WRITTEN TASK: Wherever "this" appears in a line, list that line.

MATERIAL SUPPLIED:
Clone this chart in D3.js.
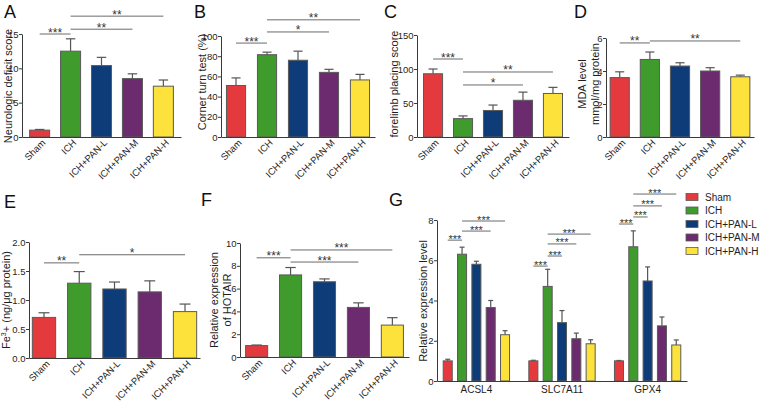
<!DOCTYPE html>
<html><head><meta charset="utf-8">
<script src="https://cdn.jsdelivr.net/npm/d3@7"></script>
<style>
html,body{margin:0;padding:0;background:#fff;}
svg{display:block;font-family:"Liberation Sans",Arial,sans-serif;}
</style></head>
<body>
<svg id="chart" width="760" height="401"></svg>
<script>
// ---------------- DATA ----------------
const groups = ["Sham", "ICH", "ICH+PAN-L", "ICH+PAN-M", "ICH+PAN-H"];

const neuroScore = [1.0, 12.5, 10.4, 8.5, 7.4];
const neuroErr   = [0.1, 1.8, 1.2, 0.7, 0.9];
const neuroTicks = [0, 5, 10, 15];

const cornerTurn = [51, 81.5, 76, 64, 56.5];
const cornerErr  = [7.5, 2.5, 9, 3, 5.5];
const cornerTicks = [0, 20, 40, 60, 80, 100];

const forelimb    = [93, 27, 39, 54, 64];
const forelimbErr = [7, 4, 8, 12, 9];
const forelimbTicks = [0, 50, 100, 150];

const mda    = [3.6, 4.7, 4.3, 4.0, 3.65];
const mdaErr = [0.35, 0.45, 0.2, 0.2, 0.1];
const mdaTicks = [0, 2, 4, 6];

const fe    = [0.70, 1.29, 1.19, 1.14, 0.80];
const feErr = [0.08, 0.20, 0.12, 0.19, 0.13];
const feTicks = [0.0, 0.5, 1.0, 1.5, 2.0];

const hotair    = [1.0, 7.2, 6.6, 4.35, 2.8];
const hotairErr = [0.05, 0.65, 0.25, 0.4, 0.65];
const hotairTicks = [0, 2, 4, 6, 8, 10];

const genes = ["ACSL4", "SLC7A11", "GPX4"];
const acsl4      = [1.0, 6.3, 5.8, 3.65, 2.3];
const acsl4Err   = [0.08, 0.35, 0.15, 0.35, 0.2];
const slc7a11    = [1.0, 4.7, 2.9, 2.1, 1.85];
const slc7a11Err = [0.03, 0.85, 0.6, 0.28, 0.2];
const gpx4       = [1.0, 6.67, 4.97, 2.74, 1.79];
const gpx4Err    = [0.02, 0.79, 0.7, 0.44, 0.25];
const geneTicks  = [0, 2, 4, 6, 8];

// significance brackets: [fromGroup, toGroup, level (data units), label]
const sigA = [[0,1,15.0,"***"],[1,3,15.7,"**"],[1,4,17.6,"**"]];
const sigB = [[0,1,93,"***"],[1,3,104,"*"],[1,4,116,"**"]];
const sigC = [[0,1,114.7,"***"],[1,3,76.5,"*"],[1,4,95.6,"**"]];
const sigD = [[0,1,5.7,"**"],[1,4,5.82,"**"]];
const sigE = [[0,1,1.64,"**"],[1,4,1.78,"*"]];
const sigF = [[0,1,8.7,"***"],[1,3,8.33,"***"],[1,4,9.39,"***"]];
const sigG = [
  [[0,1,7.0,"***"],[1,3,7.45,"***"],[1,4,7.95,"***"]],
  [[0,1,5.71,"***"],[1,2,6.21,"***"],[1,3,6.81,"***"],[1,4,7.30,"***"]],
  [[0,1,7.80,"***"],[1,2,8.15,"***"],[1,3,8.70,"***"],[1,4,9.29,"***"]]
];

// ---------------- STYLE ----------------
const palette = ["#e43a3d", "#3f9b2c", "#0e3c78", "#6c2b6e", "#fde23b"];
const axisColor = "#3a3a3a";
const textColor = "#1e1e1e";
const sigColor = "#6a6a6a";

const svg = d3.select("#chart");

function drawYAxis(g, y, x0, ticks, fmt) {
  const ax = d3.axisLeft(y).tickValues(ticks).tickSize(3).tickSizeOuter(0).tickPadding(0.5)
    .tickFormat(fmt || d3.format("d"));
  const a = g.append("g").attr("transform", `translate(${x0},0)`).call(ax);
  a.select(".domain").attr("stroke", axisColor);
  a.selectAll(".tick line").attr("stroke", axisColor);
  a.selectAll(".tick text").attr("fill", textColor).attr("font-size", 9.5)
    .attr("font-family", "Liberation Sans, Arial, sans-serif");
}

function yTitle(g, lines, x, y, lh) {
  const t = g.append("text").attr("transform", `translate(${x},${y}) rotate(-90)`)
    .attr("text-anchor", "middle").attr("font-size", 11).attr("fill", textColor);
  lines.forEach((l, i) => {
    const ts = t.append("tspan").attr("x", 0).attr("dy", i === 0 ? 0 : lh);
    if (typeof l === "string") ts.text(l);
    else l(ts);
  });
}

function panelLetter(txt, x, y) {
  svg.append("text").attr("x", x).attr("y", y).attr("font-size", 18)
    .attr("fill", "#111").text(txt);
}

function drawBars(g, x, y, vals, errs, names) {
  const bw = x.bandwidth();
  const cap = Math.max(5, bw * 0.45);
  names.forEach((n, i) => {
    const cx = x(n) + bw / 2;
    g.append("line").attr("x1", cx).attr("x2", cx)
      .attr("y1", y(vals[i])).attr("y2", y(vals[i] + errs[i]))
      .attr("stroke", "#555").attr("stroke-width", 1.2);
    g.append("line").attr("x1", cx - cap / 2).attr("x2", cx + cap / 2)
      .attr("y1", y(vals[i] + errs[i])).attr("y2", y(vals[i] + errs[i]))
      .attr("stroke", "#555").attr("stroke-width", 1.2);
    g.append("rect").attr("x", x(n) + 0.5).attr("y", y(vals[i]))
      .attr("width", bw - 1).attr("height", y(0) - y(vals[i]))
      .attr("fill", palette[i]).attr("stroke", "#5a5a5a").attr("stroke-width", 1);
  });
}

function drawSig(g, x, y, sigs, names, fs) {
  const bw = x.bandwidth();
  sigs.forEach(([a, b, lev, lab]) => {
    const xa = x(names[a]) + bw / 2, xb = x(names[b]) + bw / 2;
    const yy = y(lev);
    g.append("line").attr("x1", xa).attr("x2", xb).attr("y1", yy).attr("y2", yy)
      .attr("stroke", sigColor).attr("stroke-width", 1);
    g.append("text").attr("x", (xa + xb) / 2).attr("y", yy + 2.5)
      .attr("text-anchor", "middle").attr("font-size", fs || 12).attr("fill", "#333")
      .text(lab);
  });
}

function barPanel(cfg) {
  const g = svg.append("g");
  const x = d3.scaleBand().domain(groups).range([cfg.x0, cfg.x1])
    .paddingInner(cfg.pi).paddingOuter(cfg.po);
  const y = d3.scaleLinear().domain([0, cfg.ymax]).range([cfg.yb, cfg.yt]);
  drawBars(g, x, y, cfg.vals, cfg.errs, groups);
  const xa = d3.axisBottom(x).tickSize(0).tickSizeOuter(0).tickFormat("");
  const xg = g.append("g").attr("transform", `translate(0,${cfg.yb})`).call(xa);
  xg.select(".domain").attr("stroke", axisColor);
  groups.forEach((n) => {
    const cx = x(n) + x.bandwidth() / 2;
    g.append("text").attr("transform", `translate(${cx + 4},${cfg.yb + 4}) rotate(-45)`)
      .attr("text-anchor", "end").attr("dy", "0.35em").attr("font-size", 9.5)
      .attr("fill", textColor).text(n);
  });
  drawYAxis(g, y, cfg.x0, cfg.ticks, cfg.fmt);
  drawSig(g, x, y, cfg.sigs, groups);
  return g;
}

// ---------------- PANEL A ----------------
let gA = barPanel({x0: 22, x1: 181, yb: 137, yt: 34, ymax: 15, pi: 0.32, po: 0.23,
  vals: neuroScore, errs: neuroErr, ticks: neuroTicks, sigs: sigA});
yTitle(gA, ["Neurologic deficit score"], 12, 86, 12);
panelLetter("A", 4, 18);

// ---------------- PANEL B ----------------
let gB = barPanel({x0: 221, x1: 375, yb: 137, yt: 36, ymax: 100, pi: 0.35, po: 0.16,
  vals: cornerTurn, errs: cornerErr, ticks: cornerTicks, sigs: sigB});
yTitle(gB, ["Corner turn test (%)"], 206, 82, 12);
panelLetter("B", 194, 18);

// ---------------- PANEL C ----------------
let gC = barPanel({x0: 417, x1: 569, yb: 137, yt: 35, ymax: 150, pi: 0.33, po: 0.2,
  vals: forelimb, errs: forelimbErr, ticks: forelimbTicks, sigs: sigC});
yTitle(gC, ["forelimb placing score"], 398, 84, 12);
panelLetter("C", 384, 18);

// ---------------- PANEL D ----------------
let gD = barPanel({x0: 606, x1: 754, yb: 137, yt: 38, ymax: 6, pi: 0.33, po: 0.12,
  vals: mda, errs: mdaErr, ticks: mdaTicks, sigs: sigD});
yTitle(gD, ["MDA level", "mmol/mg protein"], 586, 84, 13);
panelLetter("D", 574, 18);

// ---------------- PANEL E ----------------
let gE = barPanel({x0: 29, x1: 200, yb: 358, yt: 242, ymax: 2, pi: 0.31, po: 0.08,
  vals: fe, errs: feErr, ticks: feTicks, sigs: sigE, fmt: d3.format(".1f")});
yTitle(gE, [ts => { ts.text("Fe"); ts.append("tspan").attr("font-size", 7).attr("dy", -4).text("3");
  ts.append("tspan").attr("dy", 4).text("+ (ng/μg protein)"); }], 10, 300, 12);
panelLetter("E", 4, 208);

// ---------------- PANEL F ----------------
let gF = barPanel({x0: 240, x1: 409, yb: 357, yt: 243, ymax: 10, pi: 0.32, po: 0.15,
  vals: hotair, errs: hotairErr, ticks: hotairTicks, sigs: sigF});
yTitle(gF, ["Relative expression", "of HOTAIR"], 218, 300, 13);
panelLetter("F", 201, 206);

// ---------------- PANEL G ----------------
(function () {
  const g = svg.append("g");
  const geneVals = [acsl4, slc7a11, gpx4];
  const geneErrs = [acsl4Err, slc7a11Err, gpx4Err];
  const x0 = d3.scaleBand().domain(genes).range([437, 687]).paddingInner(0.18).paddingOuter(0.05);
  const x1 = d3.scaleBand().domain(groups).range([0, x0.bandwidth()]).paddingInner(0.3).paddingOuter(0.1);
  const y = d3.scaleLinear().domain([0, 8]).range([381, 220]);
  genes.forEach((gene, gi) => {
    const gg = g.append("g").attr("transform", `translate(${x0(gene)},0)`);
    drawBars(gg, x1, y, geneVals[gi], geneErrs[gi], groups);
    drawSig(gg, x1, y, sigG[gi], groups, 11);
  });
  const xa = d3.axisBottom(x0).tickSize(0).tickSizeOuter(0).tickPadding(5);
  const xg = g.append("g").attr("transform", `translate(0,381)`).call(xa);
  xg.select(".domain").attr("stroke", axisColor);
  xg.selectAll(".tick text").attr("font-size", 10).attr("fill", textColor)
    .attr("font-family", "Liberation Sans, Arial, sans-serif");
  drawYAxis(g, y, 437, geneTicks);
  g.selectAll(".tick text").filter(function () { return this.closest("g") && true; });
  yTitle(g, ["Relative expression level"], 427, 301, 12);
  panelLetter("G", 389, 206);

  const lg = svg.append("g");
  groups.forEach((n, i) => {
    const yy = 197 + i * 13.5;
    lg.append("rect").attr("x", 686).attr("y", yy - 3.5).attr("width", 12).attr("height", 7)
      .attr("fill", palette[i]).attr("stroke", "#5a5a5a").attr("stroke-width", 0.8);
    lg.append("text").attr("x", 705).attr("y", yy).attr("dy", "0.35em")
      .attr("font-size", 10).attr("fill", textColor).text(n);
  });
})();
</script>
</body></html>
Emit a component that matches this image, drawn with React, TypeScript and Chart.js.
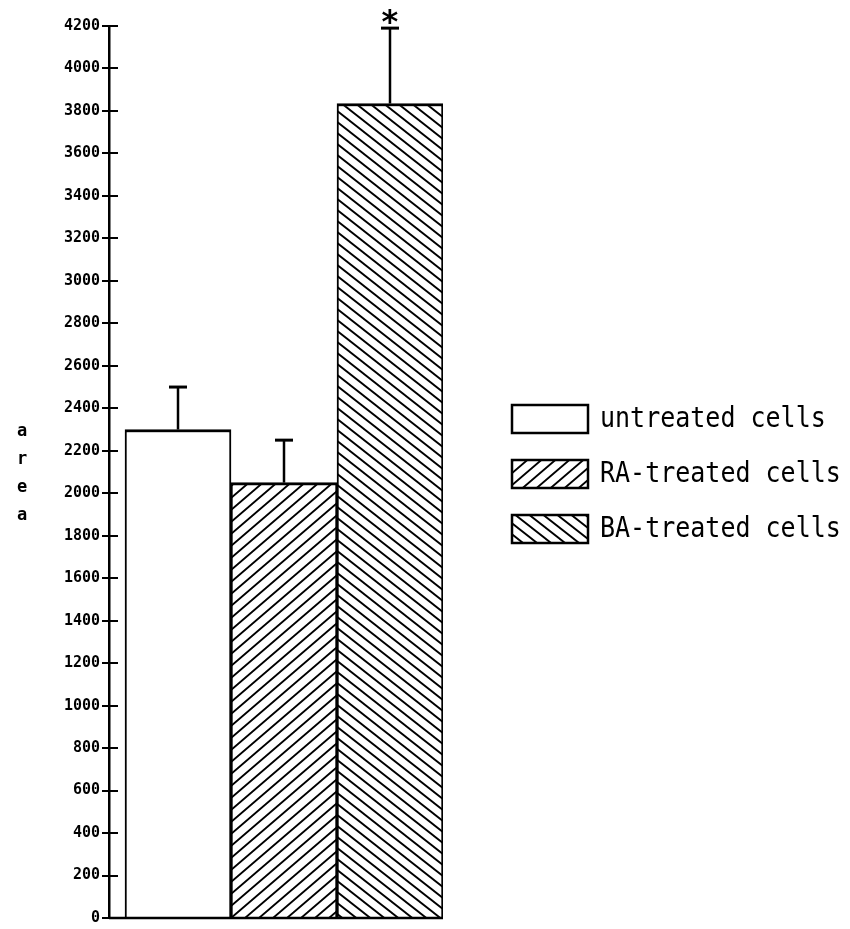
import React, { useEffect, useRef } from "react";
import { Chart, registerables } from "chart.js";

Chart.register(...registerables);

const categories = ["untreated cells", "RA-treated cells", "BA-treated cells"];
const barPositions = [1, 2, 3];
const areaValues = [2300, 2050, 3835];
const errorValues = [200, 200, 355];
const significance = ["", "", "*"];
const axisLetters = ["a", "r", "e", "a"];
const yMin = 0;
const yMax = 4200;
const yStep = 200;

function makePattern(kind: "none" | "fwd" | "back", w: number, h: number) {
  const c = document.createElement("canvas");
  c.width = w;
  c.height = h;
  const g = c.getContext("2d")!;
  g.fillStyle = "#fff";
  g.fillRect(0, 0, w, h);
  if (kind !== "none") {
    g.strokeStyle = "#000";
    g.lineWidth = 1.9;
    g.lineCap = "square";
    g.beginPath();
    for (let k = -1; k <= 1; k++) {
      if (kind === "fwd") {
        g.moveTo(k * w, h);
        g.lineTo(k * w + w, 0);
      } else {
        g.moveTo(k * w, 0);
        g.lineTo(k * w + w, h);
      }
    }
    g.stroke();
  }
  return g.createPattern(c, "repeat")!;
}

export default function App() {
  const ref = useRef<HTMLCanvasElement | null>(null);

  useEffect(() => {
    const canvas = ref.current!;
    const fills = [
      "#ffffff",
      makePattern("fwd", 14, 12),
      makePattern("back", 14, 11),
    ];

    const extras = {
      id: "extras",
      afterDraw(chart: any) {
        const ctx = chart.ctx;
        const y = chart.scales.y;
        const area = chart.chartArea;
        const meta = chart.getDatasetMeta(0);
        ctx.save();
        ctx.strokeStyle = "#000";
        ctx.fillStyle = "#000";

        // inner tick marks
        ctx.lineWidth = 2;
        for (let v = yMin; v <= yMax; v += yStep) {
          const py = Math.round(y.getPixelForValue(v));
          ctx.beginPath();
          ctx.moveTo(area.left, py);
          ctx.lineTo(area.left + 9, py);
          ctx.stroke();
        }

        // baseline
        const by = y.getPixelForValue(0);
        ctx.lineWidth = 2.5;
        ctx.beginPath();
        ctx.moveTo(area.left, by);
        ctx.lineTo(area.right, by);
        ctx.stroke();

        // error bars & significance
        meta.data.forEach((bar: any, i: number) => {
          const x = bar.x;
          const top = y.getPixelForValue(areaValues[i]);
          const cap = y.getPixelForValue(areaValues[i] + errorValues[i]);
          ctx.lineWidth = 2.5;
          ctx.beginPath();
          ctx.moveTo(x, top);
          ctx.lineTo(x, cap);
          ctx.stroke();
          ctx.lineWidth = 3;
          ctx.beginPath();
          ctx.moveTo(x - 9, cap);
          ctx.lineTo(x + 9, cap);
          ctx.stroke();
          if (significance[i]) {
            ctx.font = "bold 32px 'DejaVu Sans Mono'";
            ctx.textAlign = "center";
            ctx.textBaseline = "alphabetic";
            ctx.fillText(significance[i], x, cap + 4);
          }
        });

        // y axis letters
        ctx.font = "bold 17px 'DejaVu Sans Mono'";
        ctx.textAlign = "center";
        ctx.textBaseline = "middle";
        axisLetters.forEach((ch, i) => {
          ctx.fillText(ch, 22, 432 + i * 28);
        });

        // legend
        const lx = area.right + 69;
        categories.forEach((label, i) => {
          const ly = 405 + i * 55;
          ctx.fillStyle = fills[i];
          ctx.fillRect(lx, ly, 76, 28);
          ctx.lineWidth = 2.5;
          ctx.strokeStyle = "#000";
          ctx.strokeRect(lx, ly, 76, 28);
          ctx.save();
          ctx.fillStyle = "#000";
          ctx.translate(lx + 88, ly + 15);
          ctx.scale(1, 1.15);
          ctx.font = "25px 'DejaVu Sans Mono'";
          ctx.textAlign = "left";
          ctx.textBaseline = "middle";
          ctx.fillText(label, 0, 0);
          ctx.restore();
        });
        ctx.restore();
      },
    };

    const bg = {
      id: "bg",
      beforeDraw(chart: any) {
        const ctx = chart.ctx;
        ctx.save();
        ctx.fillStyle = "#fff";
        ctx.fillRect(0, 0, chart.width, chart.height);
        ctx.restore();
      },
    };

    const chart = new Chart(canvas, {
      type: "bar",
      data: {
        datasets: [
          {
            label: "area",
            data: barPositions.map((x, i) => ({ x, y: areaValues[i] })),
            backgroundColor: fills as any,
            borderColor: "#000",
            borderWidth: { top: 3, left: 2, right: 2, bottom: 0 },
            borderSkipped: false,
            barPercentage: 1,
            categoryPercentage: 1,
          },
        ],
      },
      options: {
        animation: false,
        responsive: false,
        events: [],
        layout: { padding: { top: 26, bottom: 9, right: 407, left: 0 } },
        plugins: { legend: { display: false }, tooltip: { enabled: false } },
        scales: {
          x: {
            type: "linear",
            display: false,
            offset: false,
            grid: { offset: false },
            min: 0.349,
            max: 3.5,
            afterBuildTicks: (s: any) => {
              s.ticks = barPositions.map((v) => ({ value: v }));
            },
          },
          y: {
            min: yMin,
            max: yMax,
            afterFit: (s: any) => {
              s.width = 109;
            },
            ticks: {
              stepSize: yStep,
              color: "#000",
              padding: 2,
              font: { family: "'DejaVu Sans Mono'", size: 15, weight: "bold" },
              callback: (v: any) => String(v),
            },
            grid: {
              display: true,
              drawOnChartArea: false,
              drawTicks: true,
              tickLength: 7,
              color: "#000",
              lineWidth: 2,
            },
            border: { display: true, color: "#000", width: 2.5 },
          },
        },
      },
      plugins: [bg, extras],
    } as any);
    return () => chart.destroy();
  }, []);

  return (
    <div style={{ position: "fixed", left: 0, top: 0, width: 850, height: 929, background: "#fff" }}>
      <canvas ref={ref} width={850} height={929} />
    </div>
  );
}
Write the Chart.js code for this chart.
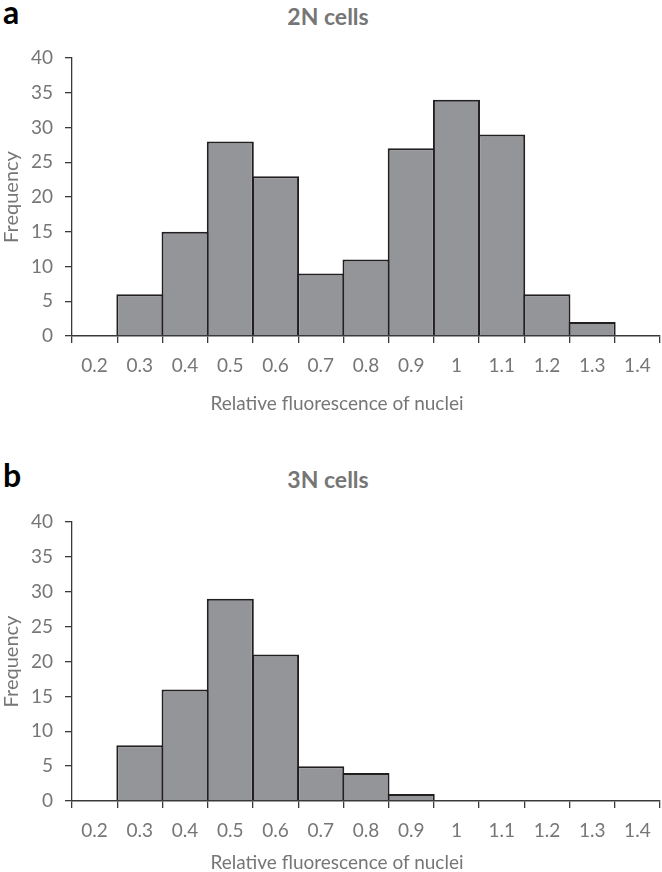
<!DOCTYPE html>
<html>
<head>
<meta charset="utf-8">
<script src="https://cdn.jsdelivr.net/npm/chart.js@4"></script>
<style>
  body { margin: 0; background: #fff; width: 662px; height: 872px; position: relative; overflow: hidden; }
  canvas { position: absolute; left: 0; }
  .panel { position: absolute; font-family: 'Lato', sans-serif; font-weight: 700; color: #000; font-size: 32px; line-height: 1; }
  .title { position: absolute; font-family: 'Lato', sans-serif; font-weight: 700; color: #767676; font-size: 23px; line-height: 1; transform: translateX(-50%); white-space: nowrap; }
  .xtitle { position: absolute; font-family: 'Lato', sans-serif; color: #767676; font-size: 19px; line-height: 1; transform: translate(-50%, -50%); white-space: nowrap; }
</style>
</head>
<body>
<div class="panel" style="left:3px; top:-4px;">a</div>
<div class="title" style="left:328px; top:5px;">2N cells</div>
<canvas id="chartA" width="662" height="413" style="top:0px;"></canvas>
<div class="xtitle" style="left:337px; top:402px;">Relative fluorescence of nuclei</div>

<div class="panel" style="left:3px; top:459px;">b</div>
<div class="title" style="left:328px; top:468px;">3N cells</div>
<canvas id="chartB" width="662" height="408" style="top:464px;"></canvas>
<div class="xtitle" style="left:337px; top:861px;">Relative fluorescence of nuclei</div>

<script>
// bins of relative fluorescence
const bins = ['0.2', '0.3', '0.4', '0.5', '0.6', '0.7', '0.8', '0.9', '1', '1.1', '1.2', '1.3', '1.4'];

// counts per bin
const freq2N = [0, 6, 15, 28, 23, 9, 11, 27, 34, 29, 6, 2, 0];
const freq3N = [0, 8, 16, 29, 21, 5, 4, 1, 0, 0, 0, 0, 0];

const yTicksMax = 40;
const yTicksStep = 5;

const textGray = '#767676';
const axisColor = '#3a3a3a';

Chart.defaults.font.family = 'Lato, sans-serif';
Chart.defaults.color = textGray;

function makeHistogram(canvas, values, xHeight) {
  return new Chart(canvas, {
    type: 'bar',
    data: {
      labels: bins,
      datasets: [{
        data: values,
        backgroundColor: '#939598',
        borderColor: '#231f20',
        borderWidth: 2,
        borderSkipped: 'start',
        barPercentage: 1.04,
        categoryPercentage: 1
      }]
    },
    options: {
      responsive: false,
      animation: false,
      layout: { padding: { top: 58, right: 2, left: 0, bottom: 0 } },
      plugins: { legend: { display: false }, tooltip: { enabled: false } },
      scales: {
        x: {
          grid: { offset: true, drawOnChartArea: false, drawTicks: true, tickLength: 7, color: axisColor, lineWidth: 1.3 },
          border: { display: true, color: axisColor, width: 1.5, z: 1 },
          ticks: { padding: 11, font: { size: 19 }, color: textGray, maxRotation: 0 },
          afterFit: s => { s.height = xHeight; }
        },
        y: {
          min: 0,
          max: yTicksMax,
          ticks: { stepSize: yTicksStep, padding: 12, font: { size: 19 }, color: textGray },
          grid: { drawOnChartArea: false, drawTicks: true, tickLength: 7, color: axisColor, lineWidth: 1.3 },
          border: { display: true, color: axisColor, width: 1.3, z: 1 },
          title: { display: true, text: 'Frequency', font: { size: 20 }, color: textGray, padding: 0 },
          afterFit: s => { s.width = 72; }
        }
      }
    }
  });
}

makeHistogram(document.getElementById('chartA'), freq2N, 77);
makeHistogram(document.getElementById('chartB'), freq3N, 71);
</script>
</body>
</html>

THE OUTPUT:
Clone this chart in D3.js.
  g.selectAll(".tick text").filter(function () { return this.closest("g") && true; });
Emit a component that matches this image, drawn with React, TypeScript and Chart.js.
Write the Chart.js code for this chart.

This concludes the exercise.